**TASK DESCRIPTION**:
Return exactly the lines from the one bearing "Emit a standalone" through the last, and no others. Pictures must be left out.

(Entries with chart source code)
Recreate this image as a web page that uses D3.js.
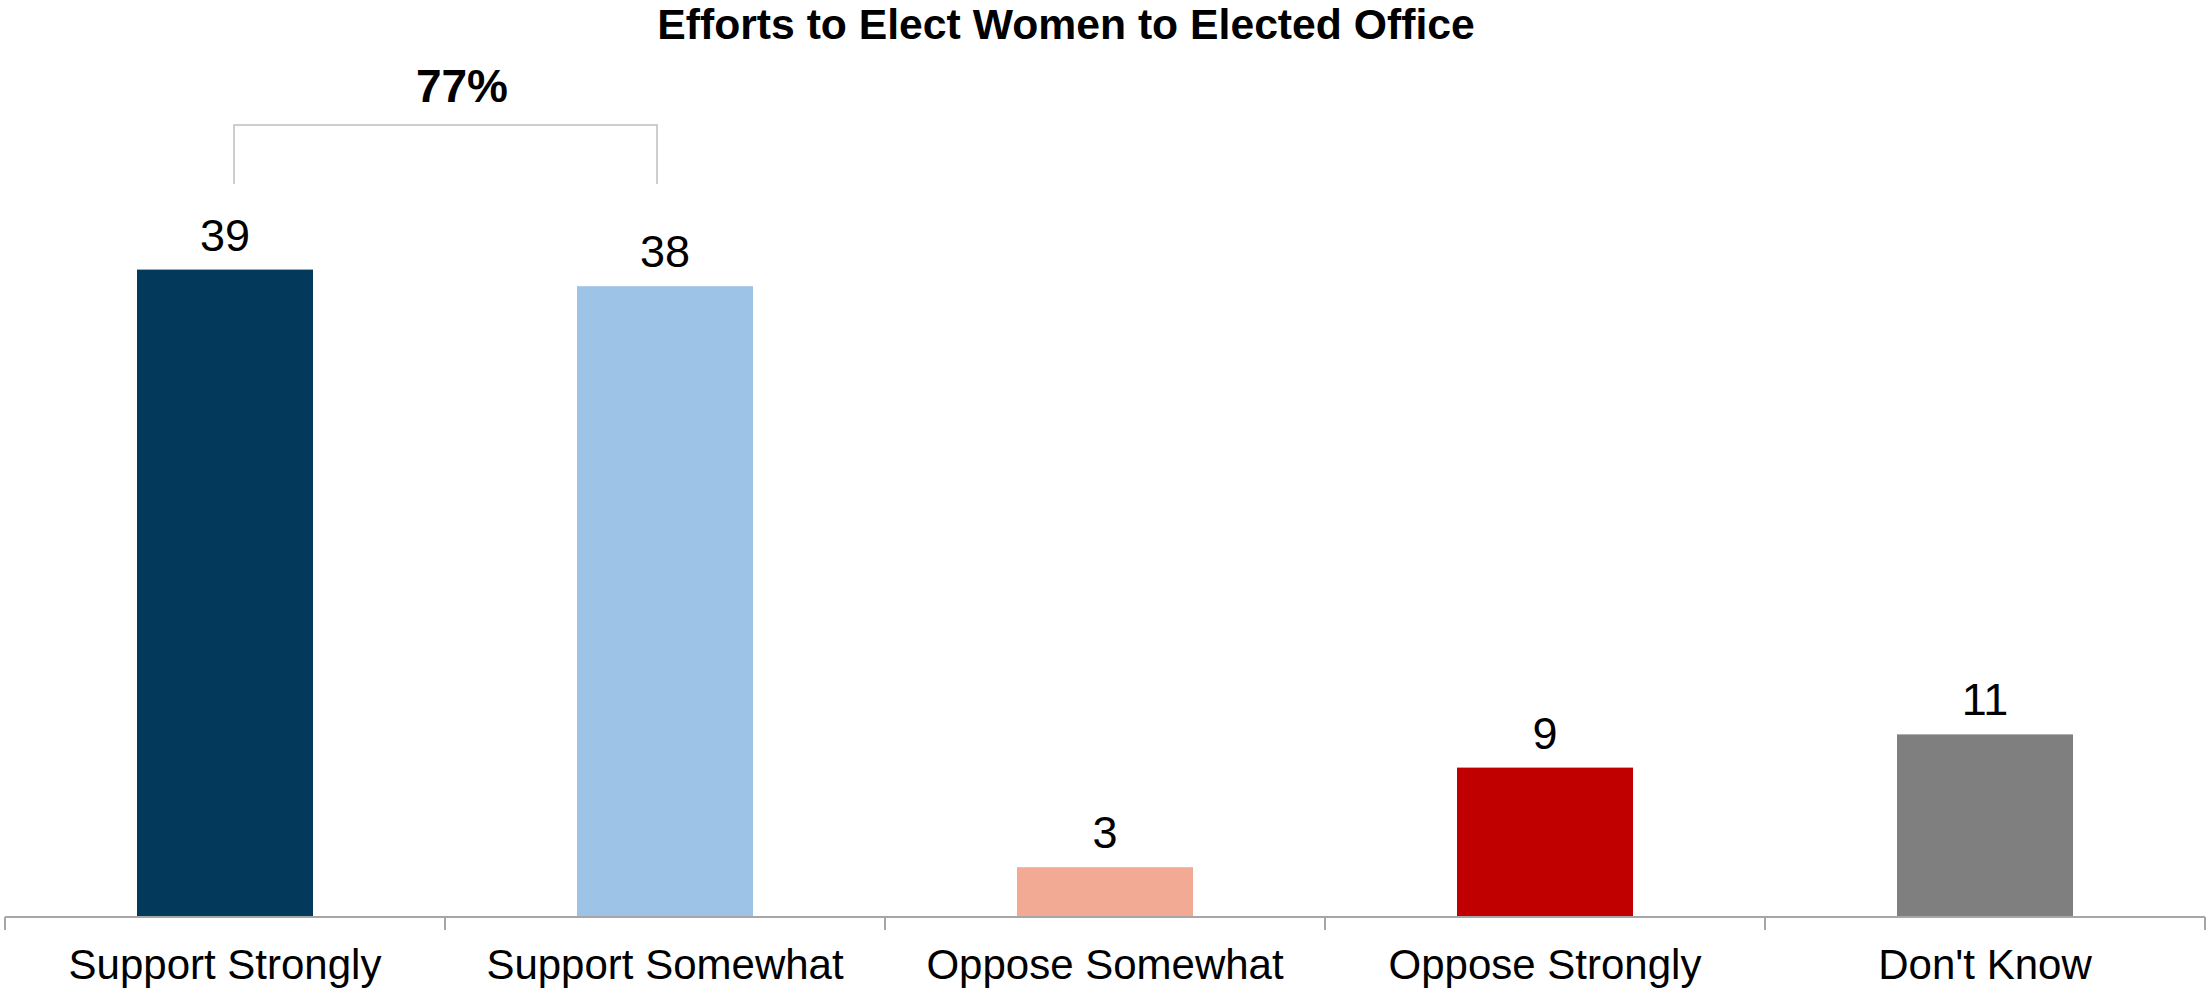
<!DOCTYPE html>
<html>
<head>
<meta charset="utf-8">
<script src="https://cdn.jsdelivr.net/npm/d3@7"></script>
<style>
  html, body { margin: 0; padding: 0; background: #ffffff; }
  svg { display: block; font-family: "Liberation Sans", Arial, sans-serif; }
</style>
</head>
<body>
<svg id="chart" width="2208" height="992"></svg>
<script>
const categories = ["Support Strongly", "Support Somewhat", "Oppose Somewhat", "Oppose Strongly", "Don't Know"];
const values = [39, 38, 3, 9, 11];
const barColors = ["#033a5b", "#9dc3e6", "#f3aa95", "#c00000", "#7f7f7f"];
const titleText = "Efforts to Elect Women to Elected Office";
const bracketLabel = "77%";
const bracketGroup = ["Support Strongly", "Support Somewhat"];

const W = 2208, H = 992;
const baseY = 917;

const svg = d3.select("#chart");

const x = d3.scaleBand()
  .domain(categories)
  .range([5, 2205])
  .paddingInner(0.6)
  .paddingOuter(0.3);

const y = d3.scaleLinear()
  .domain([0, 45])
  .range([baseY, baseY - 45 * 16.6]);

function label(g, tx, ty, txt, size, weight) {
  return g.append("text")
    .attr("x", tx)
    .attr("y", ty)
    .attr("text-anchor", "middle")
    .attr("font-size", size)
    .attr("font-weight", weight)
    .attr("fill", "#000")
    .text(txt);
}

// Bars
svg.append("g").selectAll("rect")
  .data(values)
  .join("rect")
  .attr("x", (d, i) => x(categories[i]))
  .attr("y", d => y(d))
  .attr("width", x.bandwidth())
  .attr("height", d => y(0) - y(d))
  .attr("fill", (d, i) => barColors[i]);

// Value labels
const lab = svg.append("g");
values.forEach((v, i) => {
  label(lab, x(categories[i]) + x.bandwidth() / 2, y(v) - 19, String(v), 45, "normal");
});

// Axis
const axisG = svg.append("g").attr("transform", `translate(0,${baseY})`);
const axis = d3.axisBottom(x).tickSize(0).tickFormat("");
axisG.call(axis);
axisG.select(".domain").attr("stroke", "#a6a6a6").attr("stroke-width", 2)
  .attr("d", `M${x.range()[0]},0H${x.range()[1]}`);
const step = x.step();
const offset = (step - x.bandwidth()) / 2;
const boundaries = categories.map(c => x(c) - offset).concat([x(categories[categories.length - 1]) - offset + step]);
axisG.selectAll("line.sep")
  .data(boundaries)
  .join("line")
  .attr("class", "sep")
  .attr("x1", d => d).attr("x2", d => d)
  .attr("y1", 0).attr("y2", 13)
  .attr("stroke", "#a6a6a6").attr("stroke-width", 2);

// Category labels
const catG = svg.append("g");
categories.forEach(c => {
  label(catG, x(c) + x.bandwidth() / 2, 979, c, 42, "normal");
});

// Title
label(svg, 1066, 39, titleText, 42.7, "bold");

// Bracket
const bx0 = x(bracketGroup[0]) + x.bandwidth() / 2 + 9;
const bx1 = x(bracketGroup[1]) + x.bandwidth() / 2 - 8;
svg.append("path")
  .attr("d", `M${bx0},184V125H${bx1}V184`)
  .attr("fill", "none")
  .attr("stroke", "#bfbfbf")
  .attr("stroke-width", 1.5);
label(svg, 462, 102, bracketLabel, 46, "bold");
</script>
</body>
</html>
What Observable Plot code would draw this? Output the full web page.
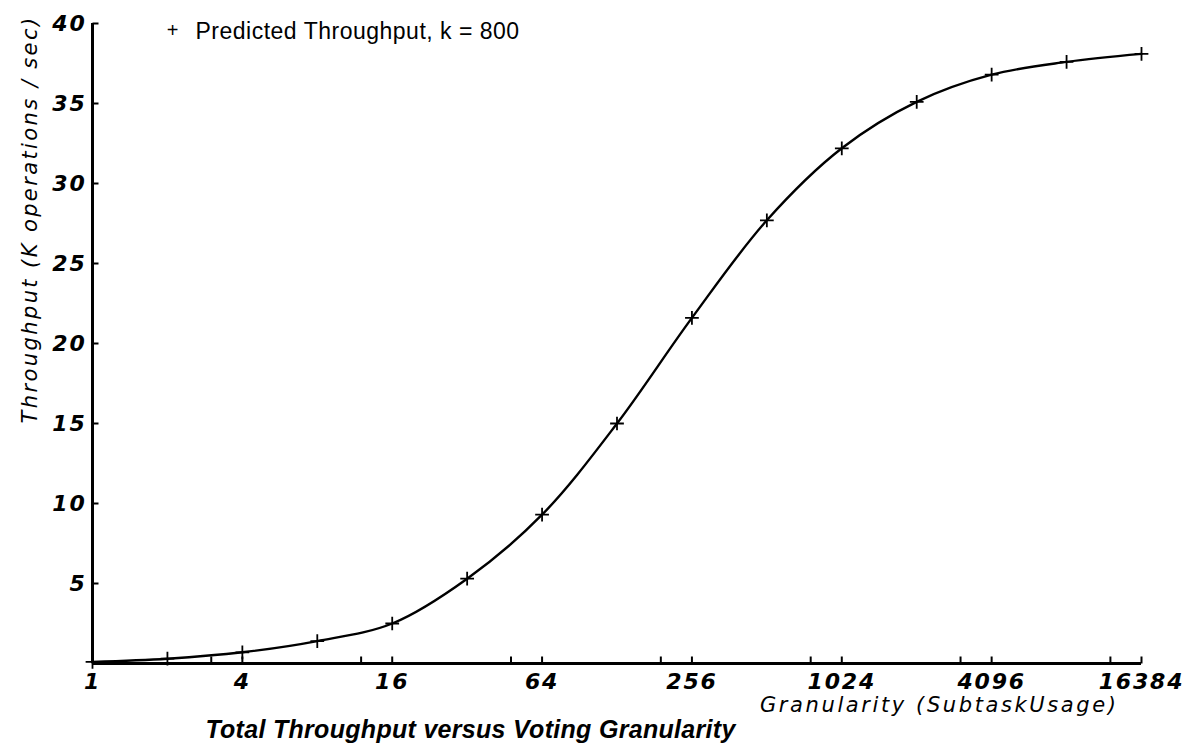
<!DOCTYPE html>
<html>
<head>
<meta charset="utf-8">
<script src="https://cdn.jsdelivr.net/npm/d3@7"></script>
<script src="https://cdn.jsdelivr.net/npm/@observablehq/plot@0.6"></script>
<style>
  html, body { margin: 0; padding: 0; background: #fff; }
  #chart { width: 1202px; height: 755px; }
  g[aria-label="x-axis tick label"] text, g[aria-label="y-axis tick label"] text { letter-spacing: 1.8px; }
</style>
</head>
<body>
<div id="chart"></div>
<script>
// Data
const granularity = [1, 2, 4, 8, 16, 32, 64, 128, 256, 512, 1024, 2048, 4096, 8192, 16384];
const throughput  = [0.1, 0.3, 0.7, 1.4, 2.5, 5.3, 9.3, 15.0, 21.6, 27.7, 32.2, 35.1, 36.8, 37.6, 38.1];
const xTickLabels = [1, 4, 16, 64, 256, 1024, 4096, 16384];
const xMinorTicks = [3, 12, 48, 192, 768, 3072, 12288];
const yTickLabels = [5, 10, 15, 20, 25, 30, 35, 40];
const legendText = "Predicted Throughput, k = 800";
const xLabel = "Granularity (SubtaskUsage)";
const yLabel = "Throughput (K operations / sec)";
const title = "Total Throughput versus Voting Granularity";

const data = granularity.map((g, i) => ({g, t: throughput[i]}));

const upTick = {draw(ctx) { ctx.moveTo(0, 0); ctx.lineTo(0, -7); }};
const rightTick = {draw(ctx) { ctx.moveTo(0, 0); ctx.lineTo(6, 0); }};

const font = "Liberation Sans, Arial, Helvetica, sans-serif";
const wide = "DejaVu Sans, Verdana, sans-serif";

const chart = Plot.plot({
  width: 1202,
  height: 755,
  marginLeft: 92,
  marginRight: 61,
  marginTop: 23,
  marginBottom: 92,
  style: {background: "#fff", color: "#000", fontFamily: font},
  x: {type: "log", base: 2, domain: [1, 16384]},
  y: {domain: [0, 40]},
  marks: [
    Plot.axisX({ticks: xTickLabels, tickFormat: d => String(d), tickSize: 0, tickPadding: 10,
      fontFamily: wide, fontSize: 22, fontWeight: "bold", fontStyle: "italic", label: null, fill: "#000"}),
    Plot.axisY({ticks: yTickLabels, tickSize: 0, tickPadding: 6,
      fontFamily: wide, fontSize: 22, fontWeight: "bold", fontStyle: "italic", label: null, fill: "#000"}),
    Plot.dot(xTickLabels.concat(xMinorTicks), {x: d => d, frameAnchor: "bottom", symbol: upTick, stroke: "#000", strokeWidth: 2}),
    Plot.dot(yTickLabels, {y: d => d, frameAnchor: "left", symbol: rightTick, stroke: "#000", strokeWidth: 2}),
    Plot.ruleX([1], {stroke: "#000", strokeWidth: 3}),
    Plot.ruleY([0], {stroke: "#000", strokeWidth: 3}),
    Plot.line(data, {x: "g", y: "t", curve: "catmull-rom", stroke: "#000", strokeWidth: 2.4}),
    Plot.dot(data, {x: "g", y: "t", symbol: "plus", r: 4.5, stroke: "#000", strokeWidth: 1.8}),
    Plot.text(["+"], {frameAnchor: "top-left", dx: 80, dy: -1, fontSize: 20, fill: "#000", textAnchor: "middle"}),
    Plot.text([legendText], {frameAnchor: "top-left", dx: 103, dy: -1, fontSize: 23, fill: "#000", textAnchor: "start"}),
    Plot.text([xLabel], {frameAnchor: "bottom-right", dx: -23, dy: 48, fontFamily: wide, fontSize: 21, fontStyle: "italic", fill: "#000", textAnchor: "end"}),
    Plot.text([title], {frameAnchor: "bottom-left", dx: 378, dy: 74, fontSize: 25, fontStyle: "italic", fontWeight: "bold", fill: "#000", textAnchor: "middle"}),
    Plot.text([yLabel], {frameAnchor: "top-left", dx: -70, dy: 196, rotate: -90, fontFamily: wide, fontSize: 21, fontStyle: "italic", fill: "#000", textAnchor: "middle"})
  ]
});
// letter spacing for the wide, spaced-out lettering of the original
d3.select(chart).selectAll("text").each(function() {
  const t = this.textContent;
  if (t === xLabel) this.style.letterSpacing = "2.6px";
  else if (t === yLabel) this.style.letterSpacing = "2.4px";
  else if (t === legendText) this.style.letterSpacing = "0.5px";
  else if (t === title) this.style.letterSpacing = "0.3px";
});
document.getElementById("chart").appendChild(chart);
</script>
</body>
</html>
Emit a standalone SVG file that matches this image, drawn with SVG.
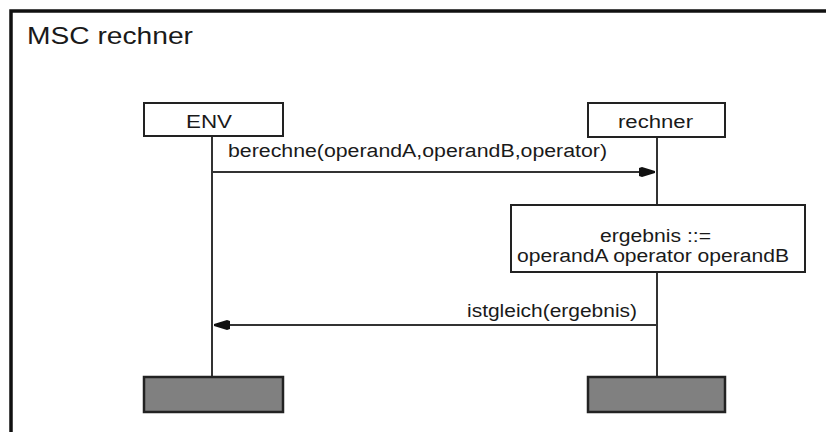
<svg xmlns="http://www.w3.org/2000/svg" width="826" height="432" viewBox="0 0 826 432">
<defs>
<style>
text{font-family:"Liberation Sans",Arial,sans-serif;fill:#1a1a1a}
.lbl{font-size:18px}
.box{fill:#fff;stroke:#222;stroke-width:2}
.end{fill:#808080;stroke:#222;stroke-width:2.5}
.line{stroke:#333;stroke-width:2;fill:none}
</style>
<marker id="ah" viewBox="0 0 16 10" refX="16" refY="5" markerWidth="16" markerHeight="10" markerUnits="userSpaceOnUse" orient="auto">
<path d="M0,1 L3,0 L16,4 L16,6 L3,10 L0,9 Z" fill="#111"/>
</marker>
</defs>
<rect width="826" height="432" fill="#fff"/>
<g id="frame">
<polyline points="11,432 11,11 826,11" fill="none" stroke="#111" stroke-width="3.5"/>
<text x="27" y="44" font-size="24" textLength="166" lengthAdjust="spacingAndGlyphs">MSC rechner</text>
</g>
<g id="connectors">
<line class="line" x1="212" y1="136" x2="212" y2="377"/>
<line class="line" x1="657" y1="137" x2="657" y2="205"/>
<line class="line" x1="657" y1="272" x2="657" y2="377"/>
<line class="line" x1="212" y1="172" x2="655" y2="172" marker-end="url(#ah)"/>
<text class="lbl" x="228" y="157" textLength="379" lengthAdjust="spacingAndGlyphs">berechne(operandA,operandB,operator)</text>
<line class="line" x1="657" y1="325" x2="214" y2="325" marker-end="url(#ah)"/>
<text class="lbl" x="467" y="317" textLength="170" lengthAdjust="spacingAndGlyphs">istgleich(ergebnis)</text>
</g>
<g id="env">
<rect class="box" x="144" y="103" width="139" height="33"/>
<text class="lbl" x="186" y="128" textLength="46" lengthAdjust="spacingAndGlyphs">ENV</text>
</g>
<g id="rechner">
<rect class="box" x="588" y="103" width="137" height="34"/>
<text class="lbl" x="618" y="128" textLength="75" lengthAdjust="spacingAndGlyphs">rechner</text>
</g>
<g id="action">
<rect class="box" x="511" y="205" width="294" height="67"/>
<text class="lbl" x="600" y="242" textLength="111" lengthAdjust="spacingAndGlyphs">ergebnis ::=</text>
<text class="lbl" x="517" y="262" textLength="272" lengthAdjust="spacingAndGlyphs">operandA operator operandB</text>
</g>
<g id="env-end">
<rect class="end" x="144" y="377" width="139" height="35"/>
</g>
<g id="rechner-end">
<rect class="end" x="588" y="377" width="137" height="35"/>
</g>
</svg>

**PROBLEM SOLUTION**:
Emit a standalone SVG file that matches this image, drawn with SVG.
<svg xmlns="http://www.w3.org/2000/svg" width="826" height="432" viewBox="0 0 826 432">
<defs>
<style>
text{font-family:"Liberation Sans",Arial,sans-serif;fill:#1a1a1a}
.lbl{font-size:18px}
.box{fill:#fff;stroke:#222;stroke-width:2}
.end{fill:#808080;stroke:#222;stroke-width:2.5}
.line{stroke:#333;stroke-width:2;fill:none}
</style>
<marker id="ah" viewBox="0 0 16 10" refX="16" refY="5" markerWidth="16" markerHeight="10" markerUnits="userSpaceOnUse" orient="auto">
<path d="M0,1 L3,0 L16,4 L16,6 L3,10 L0,9 Z" fill="#111"/>
</marker>
</defs>
<rect width="826" height="432" fill="#fff"/>
<g id="frame">
<polyline points="11,432 11,11 826,11" fill="none" stroke="#111" stroke-width="3.5"/>
<text x="27" y="44" font-size="24" textLength="166" lengthAdjust="spacingAndGlyphs">MSC rechner</text>
</g>
<g id="connectors">
<line class="line" x1="212" y1="136" x2="212" y2="377"/>
<line class="line" x1="657" y1="137" x2="657" y2="205"/>
<line class="line" x1="657" y1="272" x2="657" y2="377"/>
<line class="line" x1="212" y1="172" x2="655" y2="172" marker-end="url(#ah)"/>
<text class="lbl" x="228" y="157" textLength="379" lengthAdjust="spacingAndGlyphs">berechne(operandA,operandB,operator)</text>
<line class="line" x1="657" y1="325" x2="214" y2="325" marker-end="url(#ah)"/>
<text class="lbl" x="467" y="317" textLength="170" lengthAdjust="spacingAndGlyphs">istgleich(ergebnis)</text>
</g>
<g id="env">
<rect class="box" x="144" y="103" width="139" height="33"/>
<text class="lbl" x="186" y="128" textLength="46" lengthAdjust="spacingAndGlyphs">ENV</text>
</g>
<g id="rechner">
<rect class="box" x="588" y="103" width="137" height="34"/>
<text class="lbl" x="618" y="128" textLength="75" lengthAdjust="spacingAndGlyphs">rechner</text>
</g>
<g id="action">
<rect class="box" x="511" y="205" width="294" height="67"/>
<text class="lbl" x="600" y="242" textLength="111" lengthAdjust="spacingAndGlyphs">ergebnis ::=</text>
<text class="lbl" x="517" y="262" textLength="272" lengthAdjust="spacingAndGlyphs">operandA operator operandB</text>
</g>
<g id="env-end">
<rect class="end" x="144" y="377" width="139" height="35"/>
</g>
<g id="rechner-end">
<rect class="end" x="588" y="377" width="137" height="35"/>
</g>
</svg>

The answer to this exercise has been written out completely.